In a presentation on Romania in Vienna yesterday evening Nicolae Albu, investment head at BCR asset management, pointed out there was a "high market concentration" with the top three players ING, Allianz and Generali controlling 68.2% of the market and "only six companies hold market shars above 6%".
Among the smaller players are Zepter pension fund (1,649 members), AG2R pension fund (1,127) and Marfin pension fund (194).
But consolidation will not be the only change the second pillar will see, Albu pointed out.
"There will have to be a decision on whether or not pension companies will be allowed to outsource the management of their assets," he told IPE.
Especially ING is pushing for a change to the regulation in order to include is Romanian operations under the company's asset management umbrella.
But BCR would also be in favour of such a regulation.

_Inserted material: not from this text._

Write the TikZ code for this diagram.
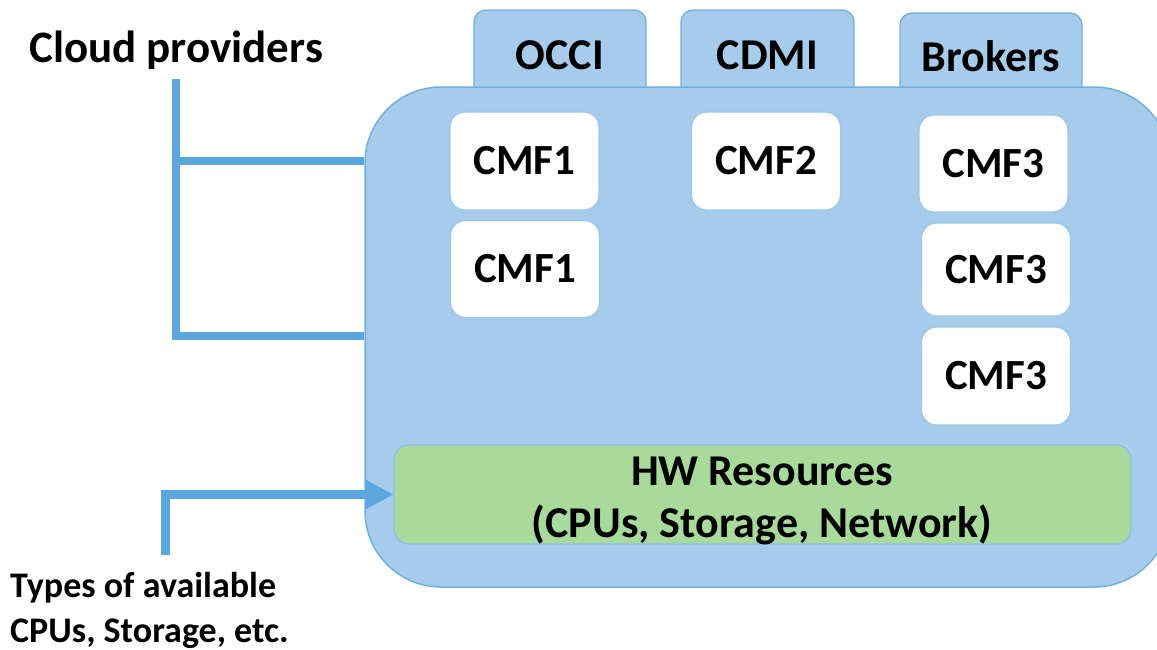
\documentclass[tikz,border=0pt]{standalone}
\usepackage{fontspec}
\setmainfont{Carlito}
\usetikzlibrary{arrows.meta}
\definecolor{boxblue}{HTML}{A7CBEB}
\definecolor{edgeblue}{HTML}{72B0E0}
\definecolor{lineblue}{HTML}{5AA7DE}
\definecolor{hwgreen}{HTML}{A8DA9C}
\begin{document}
\begin{tikzpicture}[x=1pt,y=-1pt,
  tab/.style={draw=edgeblue, fill=boxblue, rounded corners=12pt, line width=1.3pt, inner sep=0pt,
    font=\bfseries\fontsize{44}{50}\selectfont},
  mainbox/.style={draw=edgeblue, fill=boxblue, rounded corners=76pt, line width=1.5pt, inner sep=0pt},
  cmf/.style={draw=edgeblue!70, fill=white, rounded corners=15pt, line width=1.3pt, inner sep=0pt,
    minimum width=149pt, font=\bfseries\fontsize{43}{50}\selectfont},
  hwbox/.style={draw=edgeblue!80, fill=hwgreen, rounded corners=15pt, line width=1.3pt, inner sep=0pt,
    minimum width=737pt, minimum height=99pt},
  label/.style={inner sep=0pt, font=\bfseries},
  conn/.style={draw=lineblue, line width=8pt, line join=miter, line cap=butt}]
\useasboundingbox (0,0) rectangle (1157,649);
% top tabs
\node[tab, minimum width=172pt, minimum height=90pt] (occi) at (560,55) {OCCI};
\node[tab, minimum width=173pt, minimum height=90pt] (cdmi) at (767.5,55) {CDMI};
\node[tab, minimum width=182pt, minimum height=87pt] (brokers) at (991,56.5) {Brokers};
% main box
\node[mainbox, minimum width=805pt, minimum height=500pt] (main) at (767.5,337) {};
% CMF boxes
\node[cmf, minimum height=98pt] (cmf1a) at (524.5,161) {CMF1};
\node[cmf, minimum height=97pt] (cmf1b) at (525,269) {CMF1};
\node[cmf, minimum height=98pt] (cmf2) at (766,161) {CMF2};
\node[cmf, minimum height=97pt] (cmf3a) at (993.5,163.5) {CMF3};
\node[cmf, minimum height=93pt] (cmf3b) at (996,269.5) {CMF3};
\node[cmf, minimum height=98pt] (cmf3c) at (996,376) {CMF3};
% HW resources
\node[hwbox] (hw) at (762.5,494.5) {};
\node[label, anchor=base, align=center, font=\bfseries\fontsize{44}{52}\selectfont] (hwtext) at (762,537)
  {HW Resources\\(CPUs, Storage, Network)};
% labels
\node[label, anchor=base west, font=\bfseries\fontsize{45}{50}\selectfont] (cloud) at (29,62) {Cloud providers};
\node[label, anchor=base west, align=left, font=\bfseries\fontsize{36}{45}\selectfont] (types) at (10,642)
  {Types of available\\CPUs, Storage, etc.};
% bracket
\coordinate (brTop) at (176,79);
\coordinate (brMid) at (176,161);
\coordinate (brBot) at (176,336);
\draw[conn] (brTop) -- (brBot) -- (brBot -| main.west);
\draw[conn] (brMid) -- (brMid -| main.west);
% arrow
\coordinate (arrStart) at (165,555);
\draw[conn, line width=9pt, -{Triangle[length=28pt,width=28pt]}] (arrStart) |- (hw.west);
\end{tikzpicture}
\end{document}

"It is about economies of scale which in turn is good for clients' assets and reduces costs," Albu said.
But the BCR manager explained the regulator was afraid to give up control over pension companies.
Allianz-Tiriac sees problems with the new pension system more with the participants themselves.
"The Romanian society is still a consumer-oriented society and less focussed on saving and financial planning in the long term," a spokeswoman for the company said.
"People do not understand the advantages of participating in each pillar and even less that they should contribute to both in order to have a comfortable income in retirement."
So far only 87,954 people have signed up for a voluntary supplementary pension in the third pillar.